Thursday, December 02, 2004

Kausput

Mickey Kaus of Slate apparently has issues with the Los Angeles Times. Today he writes:

P.S.: The L.A. Times ran the Prop. 72 comeback story in the B section, with a little tease in a box on the A section front. More evidence that the Times's editors still don't know a front-page story when they see it. They must think they're competing with the New York Times and need to front all the big global stories on Ukraine, intel reform, Chinese mine explosions, etc. But the LAT's value to upscale Southern California readers who already get the NYT would be precisely in coverage of more local stories the big East Coast papers won't carry, including crime stories. Duh! ... P.P.S.: This may explain why the LAT has gotten oddly less compelling as it has become a much better paper under its new Chicago Tribune management. It used to at least be entertainingly, uniquely bad. Now it's just a 90-percent-as-good New York Times or WaPo. ... P.P.P.S.: I still resist bringing the thing into the house. It's what you should never be in California--namely fat.

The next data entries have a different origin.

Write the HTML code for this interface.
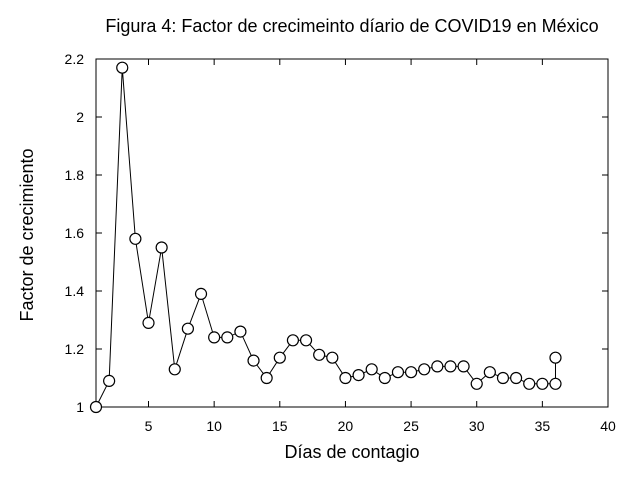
<!DOCTYPE html>
<html><head><meta charset="utf-8"><style>
body{margin:0;background:#fff;}
svg{display:block;font-family:"Liberation Sans",Arial,sans-serif;}
</style></head><body>
<svg id="s" width="640" height="480" xmlns="http://www.w3.org/2000/svg">
<rect width="640" height="480" fill="#fff"/>
<text x="352" y="32" font-size="18" text-anchor="middle">Figura 4: Factor de crecimeinto díario de COVID19 en México</text>
<rect x="96" y="59" width="512" height="348" fill="none" stroke="#000" stroke-width="1"/>
<text x="352" y="458" font-size="18" text-anchor="middle">Días de contagio</text>
<text transform="translate(33,235) rotate(-90)" font-size="18" text-anchor="middle">Factor de crecimiento</text>
<g id="g"></g>
</svg>
<script>
var g=document.getElementById('g');
function X(v){return 96+(v-1)*512/39;}
function Y(v){return 407-(v-1)*290;}
var h='';
[5,10,15,20,25,30,35,40].forEach(function(t){var x=X(t);
h+='<line x1="'+x+'" y1="407" x2="'+x+'" y2="401" stroke="#000"/><line x1="'+x+'" y1="59" x2="'+x+'" y2="65" stroke="#000"/>';
h+='<text x="'+x+'" y="431" font-size="14" text-anchor="middle">'+t+'</text>';});
[1,1.2,1.4,1.6,1.8,2,2.2].forEach(function(t){var y=Y(t);
h+='<line x1="96" y1="'+y+'" x2="102" y2="'+y+'" stroke="#000"/><line x1="608" y1="'+y+'" x2="602" y2="'+y+'" stroke="#000"/>';
h+='<text x="84" y="'+(y+5)+'" font-size="14" text-anchor="end">'+(t==1||t==2?t:t.toFixed(1))+'</text>';});
var d=[1,1.09,2.17,1.58,1.29,1.55,1.13,1.27,1.39,1.24,1.24,1.26,1.16,1.10,1.17,1.23,1.23,1.18,1.17,1.10,1.11,1.13,1.10,1.12,1.12,1.13,1.14,1.14,1.14,1.08,1.12,1.10,1.10,1.08,1.08,1.08];
var pts=d.map(function(v,i){return [X(i+1),Y(v)];});pts.push([X(36),Y(1.17)]);
h+='<polyline fill="none" stroke="#000" points="'+pts.map(function(p){return p[0]+','+p[1];}).join(' ')+'"/>';
pts.forEach(function(p){h+='<circle cx="'+p[0]+'" cy="'+p[1]+'" r="5.5" fill="#fff" stroke="#000" stroke-width="1.2"/>';});
g.innerHTML=h;
</script>
</body></html>
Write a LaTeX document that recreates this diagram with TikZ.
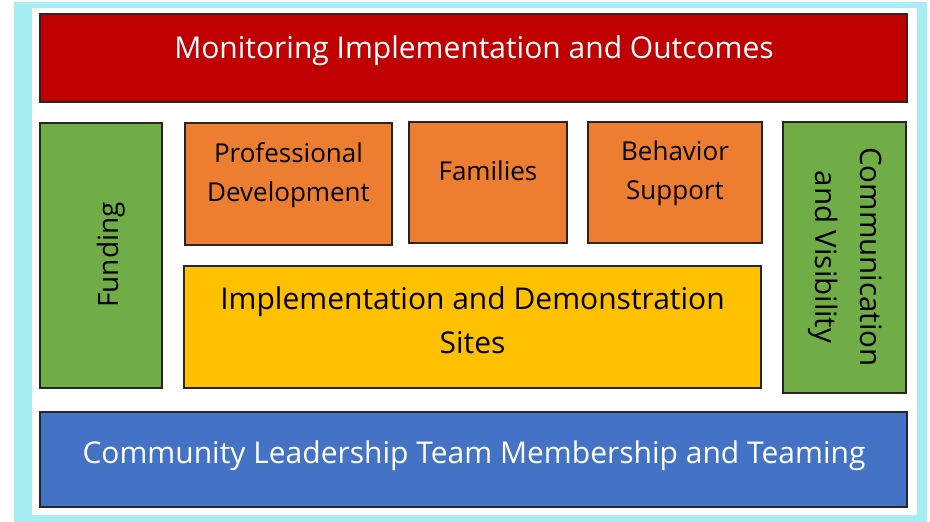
\documentclass[tikz,border=0pt]{standalone}
\usepackage{fontspec}
\setmainfont{Open Sans}
\definecolor{frame}{HTML}{A6EEF4}
\definecolor{cred}{HTML}{C00000}
\definecolor{cgreen}{HTML}{70AD47}
\definecolor{corange}{HTML}{ED7D31}
\definecolor{cyellow}{HTML}{FFC000}
\definecolor{cblue}{HTML}{4472C4}
\tikzset{
  box/.style={draw=black!85, line width=1.8pt, rectangle, inner sep=0pt},
  big/.style={font=\fontsize{30}{35}\selectfont},
  mid/.style={font=\fontsize{26}{39}\selectfont, align=center},
}
\begin{document}
\begin{tikzpicture}[x=1pt,y=-1pt]
\useasboundingbox (0,0) rectangle (930,522);
\fill[frame] (14,2) rectangle (927,522);
\fill[white] (32,8) rectangle (917,515);

\node[box, fill=cred, minimum width=867pt, minimum height=88pt] (mon) at (473.5,58) {};
\node[box, fill=cgreen, minimum width=122pt, minimum height=265pt] (fund) at (101,255.5) {};
\node[box, fill=corange, minimum width=207pt, minimum height=122pt] (pd) at (288.5,184) {};
\node[box, fill=corange, minimum width=158pt, minimum height=121pt] (fam) at (488,182.5) {};
\node[box, fill=corange, minimum width=174pt, minimum height=121pt] (beh) at (675,182.5) {};
\node[box, fill=cyellow, minimum width=577pt, minimum height=122pt] (ids) at (472.5,327) {};
\node[box, fill=cgreen, minimum width=123pt, minimum height=271pt] (com) at (844.5,257.5) {};
\node[box, fill=cblue, minimum width=867pt, minimum height=95pt] (clt) at (473.5,459.5) {};

\node[big, text=white, anchor=base] (tmon) at (474,58) {Monitoring Implementation and Outcomes};
\node[big, text=white, anchor=base] (tclt) at (474,463) {Community Leadership Team Membership and Teaming};
\node[mid, anchor=base] (tpd) at (288.5,201) {Professional\\Development};
\node[mid, anchor=base] (tfam) at (488,180) {Families};
\node[mid, anchor=base] (tbeh) at (675,199) {Behavior\\Support};
\node[mid, font=\fontsize{30}{44}\selectfont, anchor=base] (tids) at (472.5,353) {Implementation and Demonstration\\Sites};
\node[mid, font=\fontsize{28}{40}\selectfont, rotate=90, anchor=base] (tfund) at (118,255) {Funding};
\node[mid, font=\fontsize{29.5}{45}\selectfont, rotate=-90, anchor=base] (tcom) at (815,257) {Communication\\and Visibility};
\end{tikzpicture}
\end{document}
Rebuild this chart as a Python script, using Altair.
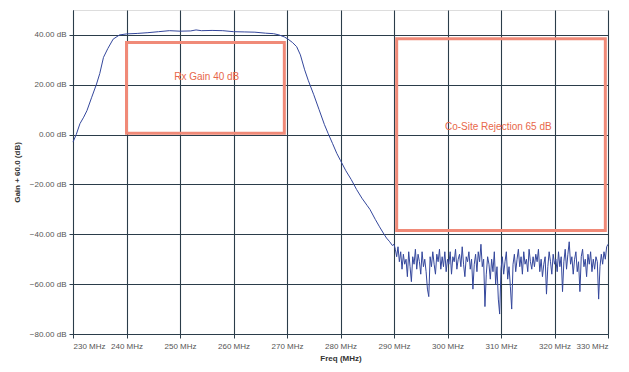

Too much newsprint to recycle! They should pay me to read all those ads. ... P.P.P.P.S.: As long as I was in the LAT B-section, I aimlessly leafed through its back pages just to see what they had in them. It turns out they have a whole editorial page back there, with op-eds and everything! Who knew? ... 9:48 P.M.

Perhaps this is the angst of a non-native Angelino, or, more telling, the subliminal twitching of an east-coaster who, somewhere in the nether regions of his cortex, remembers that in 2004 the New York Times garnered Pulitzer Prizes for two of its writer, while the LA Times shocked the publishing world with five.